- REQUIRED TASK -
Could you give the data below again, exactly and completely?

- COLLECTED MATERIAL -
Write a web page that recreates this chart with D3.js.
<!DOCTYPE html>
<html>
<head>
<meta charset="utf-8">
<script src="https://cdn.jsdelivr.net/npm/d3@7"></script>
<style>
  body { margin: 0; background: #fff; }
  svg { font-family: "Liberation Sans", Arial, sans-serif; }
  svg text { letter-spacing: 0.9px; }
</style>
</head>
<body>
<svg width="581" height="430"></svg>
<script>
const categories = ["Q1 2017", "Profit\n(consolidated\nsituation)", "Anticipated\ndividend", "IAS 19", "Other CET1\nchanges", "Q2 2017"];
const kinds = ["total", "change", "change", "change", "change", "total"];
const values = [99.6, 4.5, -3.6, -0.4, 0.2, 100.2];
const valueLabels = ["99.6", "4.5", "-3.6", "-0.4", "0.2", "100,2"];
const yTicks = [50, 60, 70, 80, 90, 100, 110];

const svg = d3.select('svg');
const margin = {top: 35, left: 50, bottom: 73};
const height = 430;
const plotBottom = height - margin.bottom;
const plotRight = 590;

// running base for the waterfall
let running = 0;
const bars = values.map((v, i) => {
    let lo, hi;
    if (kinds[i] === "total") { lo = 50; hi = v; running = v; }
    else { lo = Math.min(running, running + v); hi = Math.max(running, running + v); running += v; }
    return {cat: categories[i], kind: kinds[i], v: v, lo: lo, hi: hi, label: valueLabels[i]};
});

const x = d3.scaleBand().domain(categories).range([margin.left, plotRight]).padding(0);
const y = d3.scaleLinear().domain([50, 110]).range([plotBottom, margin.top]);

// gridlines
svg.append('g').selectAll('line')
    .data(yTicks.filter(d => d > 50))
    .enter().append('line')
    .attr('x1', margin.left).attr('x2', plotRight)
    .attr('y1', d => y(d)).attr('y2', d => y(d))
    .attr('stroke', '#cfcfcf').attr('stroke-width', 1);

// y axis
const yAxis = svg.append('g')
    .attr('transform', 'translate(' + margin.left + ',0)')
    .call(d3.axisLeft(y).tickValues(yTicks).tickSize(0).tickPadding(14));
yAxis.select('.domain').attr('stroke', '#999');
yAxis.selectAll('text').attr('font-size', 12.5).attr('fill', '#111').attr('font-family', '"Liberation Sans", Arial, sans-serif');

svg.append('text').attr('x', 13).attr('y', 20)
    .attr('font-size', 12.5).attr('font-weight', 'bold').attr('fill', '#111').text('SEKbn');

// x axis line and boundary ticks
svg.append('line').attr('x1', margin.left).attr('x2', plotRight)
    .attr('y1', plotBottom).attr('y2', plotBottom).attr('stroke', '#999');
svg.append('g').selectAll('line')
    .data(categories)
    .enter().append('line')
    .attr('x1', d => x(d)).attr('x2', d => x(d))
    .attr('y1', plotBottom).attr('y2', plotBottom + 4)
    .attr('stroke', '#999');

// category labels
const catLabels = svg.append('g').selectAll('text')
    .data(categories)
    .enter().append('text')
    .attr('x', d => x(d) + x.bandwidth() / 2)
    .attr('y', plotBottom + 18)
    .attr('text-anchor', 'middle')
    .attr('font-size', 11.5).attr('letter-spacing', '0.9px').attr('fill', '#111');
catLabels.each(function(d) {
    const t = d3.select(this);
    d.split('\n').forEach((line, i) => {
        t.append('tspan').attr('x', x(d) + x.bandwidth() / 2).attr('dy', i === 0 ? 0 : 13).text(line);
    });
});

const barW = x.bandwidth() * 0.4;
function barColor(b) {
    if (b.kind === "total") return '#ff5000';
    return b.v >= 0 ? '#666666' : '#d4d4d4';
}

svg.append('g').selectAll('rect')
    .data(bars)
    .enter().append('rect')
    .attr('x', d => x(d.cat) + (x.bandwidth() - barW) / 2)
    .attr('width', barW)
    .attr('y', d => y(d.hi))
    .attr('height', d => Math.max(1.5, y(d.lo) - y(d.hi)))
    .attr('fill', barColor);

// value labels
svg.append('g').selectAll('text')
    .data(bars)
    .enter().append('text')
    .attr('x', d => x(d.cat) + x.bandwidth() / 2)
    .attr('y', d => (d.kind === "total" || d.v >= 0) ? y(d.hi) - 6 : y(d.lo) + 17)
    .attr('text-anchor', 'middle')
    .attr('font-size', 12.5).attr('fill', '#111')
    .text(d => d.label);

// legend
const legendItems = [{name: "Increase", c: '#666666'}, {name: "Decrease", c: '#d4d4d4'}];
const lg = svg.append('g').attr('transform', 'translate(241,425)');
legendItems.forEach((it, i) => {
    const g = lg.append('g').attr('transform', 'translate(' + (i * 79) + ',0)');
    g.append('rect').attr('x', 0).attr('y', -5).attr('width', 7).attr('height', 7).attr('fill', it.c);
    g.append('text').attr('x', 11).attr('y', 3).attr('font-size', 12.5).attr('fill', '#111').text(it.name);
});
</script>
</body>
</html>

- OUTPUT BELOW -
Write a web page that recreates this chart with D3.js.
<!DOCTYPE html>
<html>
<head>
<meta charset="utf-8">
<script src="https://cdn.jsdelivr.net/npm/d3@7"></script>
<style>
  body { margin: 0; background: #fff; }
  svg { font-family: "Liberation Sans", Arial, sans-serif; }
  svg text { letter-spacing: 0.9px; }
</style>
</head>
<body>
<svg width="581" height="430"></svg>
<script>
const categories = ["Q1 2017", "Profit\n(consolidated\nsituation)", "Anticipated\ndividend", "IAS 19", "Other CET1\nchanges", "Q2 2017"];
const kinds = ["total", "change", "change", "change", "change", "total"];
const values = [99.6, 4.5, -3.6, -0.4, 0.2, 100.2];
const valueLabels = ["99.6", "4.5", "-3.6", "-0.4", "0.2", "100,2"];
const yTicks = [50, 60, 70, 80, 90, 100, 110];

const svg = d3.select('svg');
const margin = {top: 35, left: 50, bottom: 73};
const height = 430;
const plotBottom = height - margin.bottom;
const plotRight = 590;

// running base for the waterfall
let running = 0;
const bars = values.map((v, i) => {
    let lo, hi;
    if (kinds[i] === "total") { lo = 50; hi = v; running = v; }
    else { lo = Math.min(running, running + v); hi = Math.max(running, running + v); running += v; }
    return {cat: categories[i], kind: kinds[i], v: v, lo: lo, hi: hi, label: valueLabels[i]};
});

const x = d3.scaleBand().domain(categories).range([margin.left, plotRight]).padding(0);
const y = d3.scaleLinear().domain([50, 110]).range([plotBottom, margin.top]);

// gridlines
svg.append('g').selectAll('line')
    .data(yTicks.filter(d => d > 50))
    .enter().append('line')
    .attr('x1', margin.left).attr('x2', plotRight)
    .attr('y1', d => y(d)).attr('y2', d => y(d))
    .attr('stroke', '#cfcfcf').attr('stroke-width', 1);

// y axis
const yAxis = svg.append('g')
    .attr('transform', 'translate(' + margin.left + ',0)')
    .call(d3.axisLeft(y).tickValues(yTicks).tickSize(0).tickPadding(14));
yAxis.select('.domain').attr('stroke', '#999');
yAxis.selectAll('text').attr('font-size', 12.5).attr('fill', '#111').attr('font-family', '"Liberation Sans", Arial, sans-serif');

svg.append('text').attr('x', 13).attr('y', 20)
    .attr('font-size', 12.5).attr('font-weight', 'bold').attr('fill', '#111').text('SEKbn');

// x axis line and boundary ticks
svg.append('line').attr('x1', margin.left).attr('x2', plotRight)
    .attr('y1', plotBottom).attr('y2', plotBottom).attr('stroke', '#999');
svg.append('g').selectAll('line')
    .data(categories)
    .enter().append('line')
    .attr('x1', d => x(d)).attr('x2', d => x(d))
    .attr('y1', plotBottom).attr('y2', plotBottom + 4)
    .attr('stroke', '#999');

// category labels
const catLabels = svg.append('g').selectAll('text')
    .data(categories)
    .enter().append('text')
    .attr('x', d => x(d) + x.bandwidth() / 2)
    .attr('y', plotBottom + 18)
    .attr('text-anchor', 'middle')
    .attr('font-size', 11.5).attr('letter-spacing', '0.9px').attr('fill', '#111');
catLabels.each(function(d) {
    const t = d3.select(this);
    d.split('\n').forEach((line, i) => {
        t.append('tspan').attr('x', x(d) + x.bandwidth() / 2).attr('dy', i === 0 ? 0 : 13).text(line);
    });
});

const barW = x.bandwidth() * 0.4;
function barColor(b) {
    if (b.kind === "total") return '#ff5000';
    return b.v >= 0 ? '#666666' : '#d4d4d4';
}

svg.append('g').selectAll('rect')
    .data(bars)
    .enter().append('rect')
    .attr('x', d => x(d.cat) + (x.bandwidth() - barW) / 2)
    .attr('width', barW)
    .attr('y', d => y(d.hi))
    .attr('height', d => Math.max(1.5, y(d.lo) - y(d.hi)))
    .attr('fill', barColor);

// value labels
svg.append('g').selectAll('text')
    .data(bars)
    .enter().append('text')
    .attr('x', d => x(d.cat) + x.bandwidth() / 2)
    .attr('y', d => (d.kind === "total" || d.v >= 0) ? y(d.hi) - 6 : y(d.lo) + 17)
    .attr('text-anchor', 'middle')
    .attr('font-size', 12.5).attr('fill', '#111')
    .text(d => d.label);

// legend
const legendItems = [{name: "Increase", c: '#666666'}, {name: "Decrease", c: '#d4d4d4'}];
const lg = svg.append('g').attr('transform', 'translate(241,425)');
legendItems.forEach((it, i) => {
    const g = lg.append('g').attr('transform', 'translate(' + (i * 79) + ',0)');
    g.append('rect').attr('x', 0).attr('y', -5).attr('width', 7).attr('height', 7).attr('fill', it.c);
    g.append('text').attr('x', 11).attr('y', 3).attr('font-size', 12.5).attr('fill', '#111').text(it.name);
});
</script>
</body>
</html>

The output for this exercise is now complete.